In Season: Phillip Kirschen-Clark’s Fresh Morel Risotto

Photo: Victor Prado/New York Magazine; Illustrations by John Burgoyne.

Weird and wonderful morel mushrooms make their wrinkly, spongy, otherworldly appearance in April and stick around until July, when, for all we know, they file onto a spaceship to head back to the planet whence they came. Their flavor is deep and nutty and not unlike their truffle cousins, but their texture is pleasantly chewy; in short, they’re among the most highly prized edible fungi out there, and priced accordingly. Sauté them in butter, scramble them with eggs, or try some in this risotto recipe from Café Cluny chef Phillip Kirschen-Clark.

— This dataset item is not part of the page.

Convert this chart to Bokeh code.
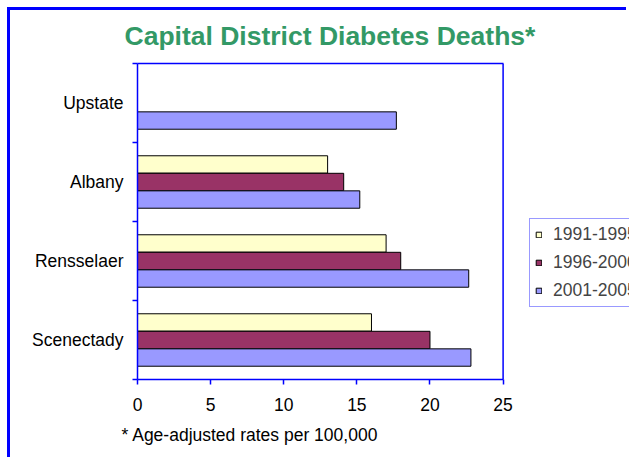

Phillip Kirschen-Clark’s Morel Risotto

2 cups dried shiitake mushrooms
1 cup fresh morels
3 tbs. finely minced shallots
3 tbs. thinly sliced garlic
3 tbs. extra-virgin olive oil, plus more to finish
Salt to taste
4 tbs. butter
2 cups Carnaroli rice
1/2 cup white wine
1 lemon, zest and juice
1/4 cup grana Padano
1/4 cup heavy cream, whipped to medium peaks
4 poached eggs
Fresh horseradish to taste

Place the dried shiitakes in a 2-quart container, and cover with hot water to make a stock. Place plastic wrap on the surface of the water to submerge the shiitakes, and allow them to sit at room temperature for 1 hour. Strain and reserve the mushrooms for another purpose. (1) Trim away the morel stems and discard. Wash the morels in several changes of cold water. (2) Slice the morels into 1/4-inch rings. In a heavy-bottomed 4-quart pot over low heat, sauté the shallots and garlic in the olive oil, season with salt, and cook until translucent. Add the morels and 1 tablespoon of the butter. Sauté for about 2 minutes, but don’t allow the garlic or shallots to brown. Add the rice and a bit more salt. Stir until the rice is lightly golden and smells toasty, approximately 3 minutes. Raise the heat to high, and add the wine, stirring constantly. Cook until all the wine has been absorbed, approximately 2 minutes. (3) Add enough of the mushroom stock to cover the rice by 1/2 inch. Turn the heat down to medium, and stir constantly until the rice is al dente, approximately 20 minutes. Remove from heat, and grate the lemon zest and cheese into the risotto. Squeeze in the lemon juice, and stir in with the rest of the butter. Check the seasoning, and add salt if necessary. Right before serving, lightly stir the whipped cream into the risotto to give a marbled appearance. Divide the risotto evenly into 4 bowls. Place a poached egg on top of each serving, and grate a little fresh horseradish on top. Drizzle with a bit more olive oil. Serves 4.